At the time it couldn’t come soon enough. The Troubles had started when I was six years old and were showing no signs of stopping. The early eighties were a particularly grim time. We were only a year on from the hunger strikes. A month on from this night the IRA will detonate bombs in Hyde Park and Regents Park in London, killing 11 British soldiers. Back then I wasn’t sure I wanted to be Northern Irish any more.
But I still wanted Northern Ireland - a ragged bunch of motley journeymen with only one recognised world class player (Pat Jennings) - to win that night. They were still my team.
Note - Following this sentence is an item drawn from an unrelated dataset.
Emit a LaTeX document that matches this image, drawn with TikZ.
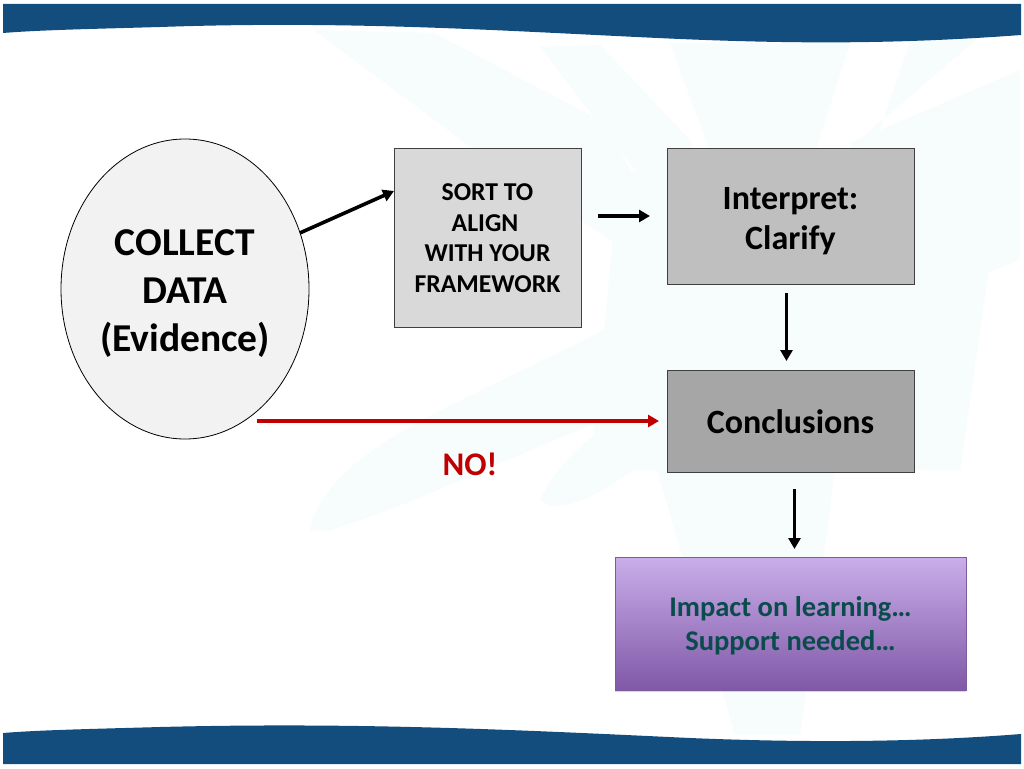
\documentclass[tikz,border=0pt]{standalone}
\usepackage{fontspec}
\setmainfont{Carlito}
\usetikzlibrary{arrows.meta,shapes.geometric,shadows}
\definecolor{bandblue}{HTML}{124D7E}
\definecolor{palecyan}{HTML}{F7FCFD}
\definecolor{nored}{HTML}{C00000}
\definecolor{impactgreen}{HTML}{0A4B4B}
\definecolor{impacttop}{HTML}{C9AEEA}
\definecolor{impactbottom}{HTML}{8058A7}
\definecolor{impactedge}{HTML}{7D5A9E}
\newcommand{\sizedfont}[2]{\fontsize{#1}{#2}\selectfont}
\newcommand{\toppad}[1]{\rule{0pt}{#1pt}}
\tikzset{
	flowbox/.style={draw=black!75, line width=1pt, minimum width=#1, inner sep=0pt, outer sep=0pt, align=center},
	flowarrow/.style={line width=3.6pt, -{Triangle[length=11pt,width=12pt]}},
	noarrow/.style={line width=4pt, color=nored, -{Triangle[length=11pt,width=12pt]}},
	watermark/.style={fill=palecyan, draw=none},
}

\begin{document}
\begin{tikzpicture}[x=1pt, y=-1pt]
	%%%%% START %%%%%
	\useasboundingbox (0, 0) rectangle (1024, 768);
	\fill[white] (0, 0) rectangle (1024, 768);

	% faint figure behind the slide
	\fill[watermark] (314, 30) -- (434, 33) -- (605, 123) -- (700, 300) -- (471, 147) -- cycle;
	\fill[watermark] (540, 47) -- (600, 45) -- (690, 140) -- (720, 280) -- cycle;
	\fill[watermark] (670, 43) -- (850, 43) -- (818, 143) -- (800, 300) -- (707, 143) -- cycle;
	\fill[watermark] (911, 40) -- (976, 40) -- (855, 143) -- (820, 300) -- cycle;
	\fill[watermark] (1020, 70) -- (1020, 260) -- (915, 300) -- (850, 143) -- cycle;
	\fill[watermark] (620, 170) -- (1000, 190) -- (960, 470) -- (590, 470) -- cycle;
	\fill[watermark] (310, 530) .. controls (330, 440) and (480, 400) .. (660, 300) -- (660, 400) .. controls (540, 440) and (430, 500) .. (330, 530) -- cycle;
	\fill[watermark] (540, 500) .. controls (570, 440) and (620, 420) .. (660, 390) -- (660, 450) .. controls (620, 480) and (580, 510) .. (550, 505) -- cycle;
	\fill[watermark] (657, 470) -- (835, 470) -- (800, 735) -- (735, 735) -- cycle;

	% wavy bands
	\fill[bandblue] (3, 4) -- (1021, 4) -- (1021, 35) .. controls (900, 44) and (800, 44) .. (680, 39)
		.. controls (520, 32) and (360, 20) .. (160, 27) .. controls (90, 29) and (40, 30) .. (3, 33) -- cycle;
	\fill[bandblue] (3, 764) -- (1021, 764) -- (1021, 734) .. controls (920, 742) and (810, 743) .. (690, 738)
		.. controls (520, 730) and (360, 722) .. (160, 727) .. controls (90, 729) and (40, 730) .. (3, 733) -- cycle;

	% boxes
	\node[ellipse, draw=black, line width=0.8pt, fill=black!5, minimum width=248, minimum height=300, inner sep=0pt, outer sep=0pt, align=center, font=\bfseries\sizedfont{39.5}{48}] (collect) at (185, 289)
		{\toppad{34}COLLECT\\DATA\\(Evidence)};
	\node[flowbox=187, minimum height=179, fill=black!15, font=\bfseries\sizedfont{25.7}{30.6}] (sortbox) at (487.5, 237.5)
		{\toppad{18}SORT TO\\ALIGN\hspace*{5pt}\null\\WITH YOUR\\FRAMEWORK};
	\node[flowbox=247, minimum height=136, fill=black!25, font=\bfseries\sizedfont{34}{40}] (interpretbox) at (790.5, 216)
		{\toppad{32}Interpret:\\Clarify};
	\node[flowbox=247, minimum height=102, fill=black!35, font=\bfseries\sizedfont{34}{40}] (conclusionsbox) at (790.5, 421)
		{\toppad{25}Conclusions};
	\node[draw=impactedge, line width=0.6pt, minimum width=351, minimum height=133, inner sep=0pt, outer sep=0pt, align=center,
		top color=impacttop, bottom color=impactbottom, font=\bfseries\sizedfont{28.5}{34}, text=impactgreen,
		drop shadow={shadow xshift=0pt, shadow yshift=-2pt, opacity=0.3}] (impactbox) at (790.5, 623.5)
		{\toppad{25}Impact on learning…\\Support needed…};
	\node[font=\bfseries\sizedfont{33}{40}, text=nored] (nolabel) at (470, 464.5) {NO!};

	% connectors
	\coordinate (nostart) at (257, 421);
	\draw[flowarrow] (collect.26) -- ([yshift=46.5pt]sortbox.west);
	\draw[flowarrow, shorten <=17pt, shorten >=17pt] (sortbox.east |- interpretbox.west) -- (interpretbox.west);
	\draw[flowarrow, shorten <=9pt, shorten >=9pt] ([xshift=-4pt]interpretbox.south) -- ([xshift=-4pt]conclusionsbox.north);
	\draw[flowarrow, shorten <=17pt, shorten >=8pt] ([xshift=4pt]conclusionsbox.south) -- ([xshift=4pt]impactbox.north);
	\draw[noarrow, shorten >=8pt] (nostart) -- (conclusionsbox.west);
	%%%%% END %%%%%
\end{tikzpicture}
\end{document}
I still sat forward in my chair as Gerry Armstrong picked up the ball in his own half and surged forward. He was the only white-shirted player on the screen until Billy Hamilton moved up on the right wing. Hamilton played for Burnley, had a wee spidey moustache on his upper lip and would never be as famous again as he was on this night. Armstrong knocked the ball wide to him and moved towards the Spanish box. Hamilton almost casually shrugged off a challenge from the Spanish defender Miguel Tendilio and pushed the ball into the Spanish penalty box. But right at the Spanish keeper Luis Arconada unfortunately. The keeper just had to drop on it and that would be the end of the attack. But for some reason Arconada elects to punch instead. Straight to Armstrong who fires it into the back of the net. 1-0 to Northern Ireland. For a moment the world - or my world at any rate - stopped.
On my TV screen Armstrong is embraced by a limping Sammy McIlroy and given a bear hug by Whiteside (who at 17 and a matter of days is the youngest player to play in the World Cup finals to this point) and as he does so I swear I hear the whole street I live in erupt; a ragged, raucous cheer echoing from house to house. This is the sporting moment I love most, the moment I remember feeling most simply, happily, giddily Northern Irish too. For the next 40 minutes Spain batter at the Northern Ireland back line but can’t find a way through. Northern Ireland have beaten the hosts, topped their group and gone through to the next round of the World Cup. It is a glorious night.
A few hours later at around two in the morning my father is on patrol with the Ulster Defence Regiment between Magherafelt and Garvagh when a 500lb landmine is detonated under his landrover. He came limping home the next morning (limping worse than Sammy McIlroy) and told me in the vaguest possible terms what had happened.
What’s curious to me now is how far apart my head had separated these two memories. It was only a couple of years ago, prompted by reading a private history of his regiment, that I realised they had happened within hours of each other. It’s as if I had deliberately rubbed out the linkage, as if not wanting to sully the good memory with the bad.
June 1982 is the high point of my life as a Northern Irish sports fan. Other days and nights - arguably greater days and nights - followed: watching Dennis Taylor, Barry McGuigan, right up to Rory McIlroy winning the US Open. But they’re not football.
I guess 1982 has other resonances too. It was - or I like to think so - represents a utopian moment, a moment when Catholics and Protestants played together in the same team and no one thought anything of it. Just over ten years later Northern Ireland would play the Republic of Ireland in Windsor Park on a night full of sectarian chanting. Just over 20 years later Neil Lennon would receive a death threat and never play for his country again. And even today players like Sunderland James McClean who come from nationalist backgrounds say they don’t feel comfortable playing for Northern Ireland, despite major efforts by fans and the Irish Football Association to address the problem. Back in 1982, Gerry Armstrong, a player who grew up in nationalist west Belfast was a hero of the fans. He never received any sectarian barracking because of his religion.
I can’t believe anyone today would still claim that sport and politics don’t mix. The problem in Northern Ireland has been that for the last 40 years sport and politics have too often mixed in the same way as guncotton and nitroglycerin. June 25, 1982 is one of those moments, though, when that didn’t apply. That’s why it still seems something to savour.
A few years ago I went to a race meeting at Down Royal. On the way I passed the site of the former Maze prison. It was a clear summer’s day. There were people dressed in their Sunday best, punters in denim (many with Billy Hamilton taches) and bookies all of whom were from south of the border. The punters got drunk, the well-dressed had their pictures taken, the bookies got rich. I remember standing in the grandstand, tearing up another losing betting slip and looking out across the course to the fields beyond. Those tight little fields that surrounded me in my younger years. All those different shades of green. And I thought of all they might represent. The green of the land, the green of football shirts, the green of UDR landrovers. People were cheering and - I’m pretty certain about this memory - I thought about Gerry Armstrong.